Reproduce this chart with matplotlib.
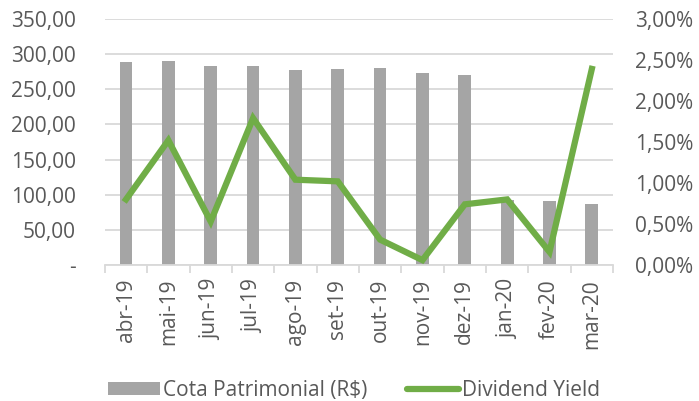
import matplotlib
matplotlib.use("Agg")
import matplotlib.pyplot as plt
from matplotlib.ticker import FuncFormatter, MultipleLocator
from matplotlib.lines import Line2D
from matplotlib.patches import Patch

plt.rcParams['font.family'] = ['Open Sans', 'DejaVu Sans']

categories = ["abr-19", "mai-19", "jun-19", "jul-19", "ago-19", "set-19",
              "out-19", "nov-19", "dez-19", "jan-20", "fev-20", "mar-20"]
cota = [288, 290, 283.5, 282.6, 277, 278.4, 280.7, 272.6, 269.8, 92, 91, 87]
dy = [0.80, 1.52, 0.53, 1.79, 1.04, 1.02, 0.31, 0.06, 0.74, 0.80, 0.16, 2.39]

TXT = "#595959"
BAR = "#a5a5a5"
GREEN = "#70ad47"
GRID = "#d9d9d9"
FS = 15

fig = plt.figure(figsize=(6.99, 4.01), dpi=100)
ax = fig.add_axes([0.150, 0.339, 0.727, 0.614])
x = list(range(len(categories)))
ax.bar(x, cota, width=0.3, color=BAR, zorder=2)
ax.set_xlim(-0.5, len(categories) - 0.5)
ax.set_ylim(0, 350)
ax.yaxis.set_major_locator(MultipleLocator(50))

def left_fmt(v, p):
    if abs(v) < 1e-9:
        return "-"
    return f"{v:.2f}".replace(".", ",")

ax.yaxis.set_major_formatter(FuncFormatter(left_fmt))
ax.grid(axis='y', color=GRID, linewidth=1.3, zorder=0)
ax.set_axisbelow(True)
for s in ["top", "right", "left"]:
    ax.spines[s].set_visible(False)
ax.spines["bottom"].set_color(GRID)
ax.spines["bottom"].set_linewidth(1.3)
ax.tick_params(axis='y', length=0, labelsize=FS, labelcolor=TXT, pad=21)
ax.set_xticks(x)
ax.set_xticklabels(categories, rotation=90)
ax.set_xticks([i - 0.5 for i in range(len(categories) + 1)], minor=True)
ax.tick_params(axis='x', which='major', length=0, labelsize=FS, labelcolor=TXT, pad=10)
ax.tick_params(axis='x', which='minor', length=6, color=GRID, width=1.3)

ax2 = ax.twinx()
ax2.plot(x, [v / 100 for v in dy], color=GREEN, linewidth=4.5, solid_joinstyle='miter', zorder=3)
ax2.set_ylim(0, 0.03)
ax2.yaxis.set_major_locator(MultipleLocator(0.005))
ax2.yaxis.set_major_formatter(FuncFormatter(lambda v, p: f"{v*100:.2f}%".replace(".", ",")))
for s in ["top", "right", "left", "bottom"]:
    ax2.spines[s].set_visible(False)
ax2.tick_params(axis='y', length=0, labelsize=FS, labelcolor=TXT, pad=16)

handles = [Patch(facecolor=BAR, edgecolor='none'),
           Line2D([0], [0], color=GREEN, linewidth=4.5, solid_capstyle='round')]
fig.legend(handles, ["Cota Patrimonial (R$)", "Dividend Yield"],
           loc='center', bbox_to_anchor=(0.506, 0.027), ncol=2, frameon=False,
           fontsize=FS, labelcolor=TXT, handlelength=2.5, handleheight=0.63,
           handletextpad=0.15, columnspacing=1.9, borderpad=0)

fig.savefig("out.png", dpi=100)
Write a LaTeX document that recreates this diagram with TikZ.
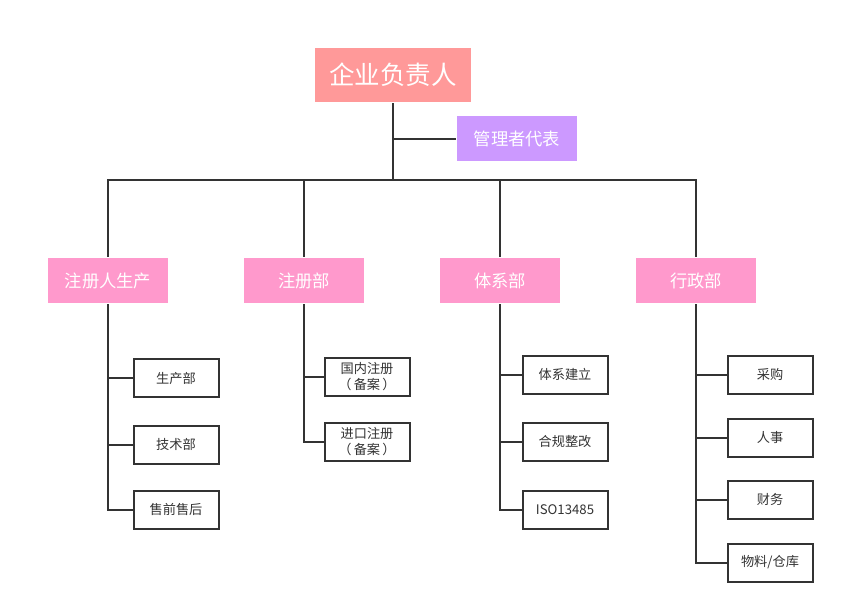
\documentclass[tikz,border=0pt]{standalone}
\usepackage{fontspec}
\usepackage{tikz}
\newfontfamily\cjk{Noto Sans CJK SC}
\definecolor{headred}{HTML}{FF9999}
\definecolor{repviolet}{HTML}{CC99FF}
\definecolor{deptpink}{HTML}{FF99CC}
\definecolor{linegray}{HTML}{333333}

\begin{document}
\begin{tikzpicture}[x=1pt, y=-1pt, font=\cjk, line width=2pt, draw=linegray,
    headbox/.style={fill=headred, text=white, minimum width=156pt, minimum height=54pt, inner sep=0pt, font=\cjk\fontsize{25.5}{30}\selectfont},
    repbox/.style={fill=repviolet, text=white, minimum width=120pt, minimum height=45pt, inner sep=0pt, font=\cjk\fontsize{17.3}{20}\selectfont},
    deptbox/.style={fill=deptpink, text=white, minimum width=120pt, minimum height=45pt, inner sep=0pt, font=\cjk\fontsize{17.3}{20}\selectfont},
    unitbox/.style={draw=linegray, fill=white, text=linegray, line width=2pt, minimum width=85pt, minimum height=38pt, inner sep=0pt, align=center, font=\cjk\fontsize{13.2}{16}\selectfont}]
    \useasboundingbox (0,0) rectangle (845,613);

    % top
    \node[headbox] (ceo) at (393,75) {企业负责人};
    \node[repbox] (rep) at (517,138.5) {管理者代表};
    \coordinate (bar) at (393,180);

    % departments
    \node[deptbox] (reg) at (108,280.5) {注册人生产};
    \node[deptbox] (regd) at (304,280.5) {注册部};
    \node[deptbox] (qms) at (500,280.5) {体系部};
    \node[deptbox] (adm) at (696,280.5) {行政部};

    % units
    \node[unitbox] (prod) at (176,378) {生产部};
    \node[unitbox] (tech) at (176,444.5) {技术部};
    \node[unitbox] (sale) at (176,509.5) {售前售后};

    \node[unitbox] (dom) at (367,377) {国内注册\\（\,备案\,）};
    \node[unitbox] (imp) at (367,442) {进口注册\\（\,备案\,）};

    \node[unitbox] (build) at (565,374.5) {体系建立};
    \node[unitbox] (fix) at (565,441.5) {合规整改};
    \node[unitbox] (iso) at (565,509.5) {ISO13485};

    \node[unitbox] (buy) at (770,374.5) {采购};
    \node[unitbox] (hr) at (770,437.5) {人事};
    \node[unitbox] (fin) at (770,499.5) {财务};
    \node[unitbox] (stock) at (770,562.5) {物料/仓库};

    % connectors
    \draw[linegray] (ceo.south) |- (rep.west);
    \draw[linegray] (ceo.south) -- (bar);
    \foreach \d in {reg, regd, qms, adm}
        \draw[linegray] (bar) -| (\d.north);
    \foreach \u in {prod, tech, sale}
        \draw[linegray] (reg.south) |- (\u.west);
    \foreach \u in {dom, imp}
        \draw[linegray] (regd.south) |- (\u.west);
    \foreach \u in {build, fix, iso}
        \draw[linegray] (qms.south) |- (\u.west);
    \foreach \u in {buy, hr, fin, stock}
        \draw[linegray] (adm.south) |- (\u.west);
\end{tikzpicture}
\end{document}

TASK INSTRUCTIONS
Reproduce the material in full, word for word, and omit the pictures.

SOLUTION TO THIS EXERCISE
Reproduce this chart with matplotlib.
import matplotlib
matplotlib.use("Agg")
import matplotlib.pyplot as plt
from matplotlib.ticker import FuncFormatter, MultipleLocator
from matplotlib.lines import Line2D
from matplotlib.patches import Patch

plt.rcParams['font.family'] = ['Open Sans', 'DejaVu Sans']

categories = ["abr-19", "mai-19", "jun-19", "jul-19", "ago-19", "set-19",
              "out-19", "nov-19", "dez-19", "jan-20", "fev-20", "mar-20"]
cota = [288, 290, 283.5, 282.6, 277, 278.4, 280.7, 272.6, 269.8, 92, 91, 87]
dy = [0.80, 1.52, 0.53, 1.79, 1.04, 1.02, 0.31, 0.06, 0.74, 0.80, 0.16, 2.39]

TXT = "#595959"
BAR = "#a5a5a5"
GREEN = "#70ad47"
GRID = "#d9d9d9"
FS = 15

fig = plt.figure(figsize=(6.99, 4.01), dpi=100)
ax = fig.add_axes([0.150, 0.339, 0.727, 0.614])
x = list(range(len(categories)))
ax.bar(x, cota, width=0.3, color=BAR, zorder=2)
ax.set_xlim(-0.5, len(categories) - 0.5)
ax.set_ylim(0, 350)
ax.yaxis.set_major_locator(MultipleLocator(50))

def left_fmt(v, p):
    if abs(v) < 1e-9:
        return "-"
    return f"{v:.2f}".replace(".", ",")

ax.yaxis.set_major_formatter(FuncFormatter(left_fmt))
ax.grid(axis='y', color=GRID, linewidth=1.3, zorder=0)
ax.set_axisbelow(True)
for s in ["top", "right", "left"]:
    ax.spines[s].set_visible(False)
ax.spines["bottom"].set_color(GRID)
ax.spines["bottom"].set_linewidth(1.3)
ax.tick_params(axis='y', length=0, labelsize=FS, labelcolor=TXT, pad=21)
ax.set_xticks(x)
ax.set_xticklabels(categories, rotation=90)
ax.set_xticks([i - 0.5 for i in range(len(categories) + 1)], minor=True)
ax.tick_params(axis='x', which='major', length=0, labelsize=FS, labelcolor=TXT, pad=10)
ax.tick_params(axis='x', which='minor', length=6, color=GRID, width=1.3)

ax2 = ax.twinx()
ax2.plot(x, [v / 100 for v in dy], color=GREEN, linewidth=4.5, solid_joinstyle='miter', zorder=3)
ax2.set_ylim(0, 0.03)
ax2.yaxis.set_major_locator(MultipleLocator(0.005))
ax2.yaxis.set_major_formatter(FuncFormatter(lambda v, p: f"{v*100:.2f}%".replace(".", ",")))
for s in ["top", "right", "left", "bottom"]:
    ax2.spines[s].set_visible(False)
ax2.tick_params(axis='y', length=0, labelsize=FS, labelcolor=TXT, pad=16)

handles = [Patch(facecolor=BAR, edgecolor='none'),
           Line2D([0], [0], color=GREEN, linewidth=4.5, solid_capstyle='round')]
fig.legend(handles, ["Cota Patrimonial (R$)", "Dividend Yield"],
           loc='center', bbox_to_anchor=(0.506, 0.027), ncol=2, frameon=False,
           fontsize=FS, labelcolor=TXT, handlelength=2.5, handleheight=0.63,
           handletextpad=0.15, columnspacing=1.9, borderpad=0)

fig.savefig("out.png", dpi=100)
Write a LaTeX document that recreates this diagram with TikZ.
\documentclass[tikz,border=0pt]{standalone}
\usepackage{fontspec}
\usepackage{tikz}
\newfontfamily\cjk{Noto Sans CJK SC}
\definecolor{headred}{HTML}{FF9999}
\definecolor{repviolet}{HTML}{CC99FF}
\definecolor{deptpink}{HTML}{FF99CC}
\definecolor{linegray}{HTML}{333333}

\begin{document}
\begin{tikzpicture}[x=1pt, y=-1pt, font=\cjk, line width=2pt, draw=linegray,
    headbox/.style={fill=headred, text=white, minimum width=156pt, minimum height=54pt, inner sep=0pt, font=\cjk\fontsize{25.5}{30}\selectfont},
    repbox/.style={fill=repviolet, text=white, minimum width=120pt, minimum height=45pt, inner sep=0pt, font=\cjk\fontsize{17.3}{20}\selectfont},
    deptbox/.style={fill=deptpink, text=white, minimum width=120pt, minimum height=45pt, inner sep=0pt, font=\cjk\fontsize{17.3}{20}\selectfont},
    unitbox/.style={draw=linegray, fill=white, text=linegray, line width=2pt, minimum width=85pt, minimum height=38pt, inner sep=0pt, align=center, font=\cjk\fontsize{13.2}{16}\selectfont}]
    \useasboundingbox (0,0) rectangle (845,613);

    % top
    \node[headbox] (ceo) at (393,75) {企业负责人};
    \node[repbox] (rep) at (517,138.5) {管理者代表};
    \coordinate (bar) at (393,180);

    % departments
    \node[deptbox] (reg) at (108,280.5) {注册人生产};
    \node[deptbox] (regd) at (304,280.5) {注册部};
    \node[deptbox] (qms) at (500,280.5) {体系部};
    \node[deptbox] (adm) at (696,280.5) {行政部};

    % units
    \node[unitbox] (prod) at (176,378) {生产部};
    \node[unitbox] (tech) at (176,444.5) {技术部};
    \node[unitbox] (sale) at (176,509.5) {售前售后};

    \node[unitbox] (dom) at (367,377) {国内注册\\（\,备案\,）};
    \node[unitbox] (imp) at (367,442) {进口注册\\（\,备案\,）};

    \node[unitbox] (build) at (565,374.5) {体系建立};
    \node[unitbox] (fix) at (565,441.5) {合规整改};
    \node[unitbox] (iso) at (565,509.5) {ISO13485};

    \node[unitbox] (buy) at (770,374.5) {采购};
    \node[unitbox] (hr) at (770,437.5) {人事};
    \node[unitbox] (fin) at (770,499.5) {财务};
    \node[unitbox] (stock) at (770,562.5) {物料/仓库};

    % connectors
    \draw[linegray] (ceo.south) |- (rep.west);
    \draw[linegray] (ceo.south) -- (bar);
    \foreach \d in {reg, regd, qms, adm}
        \draw[linegray] (bar) -| (\d.north);
    \foreach \u in {prod, tech, sale}
        \draw[linegray] (reg.south) |- (\u.west);
    \foreach \u in {dom, imp}
        \draw[linegray] (regd.south) |- (\u.west);
    \foreach \u in {build, fix, iso}
        \draw[linegray] (qms.south) |- (\u.west);
    \foreach \u in {buy, hr, fin, stock}
        \draw[linegray] (adm.south) |- (\u.west);
\end{tikzpicture}
\end{document}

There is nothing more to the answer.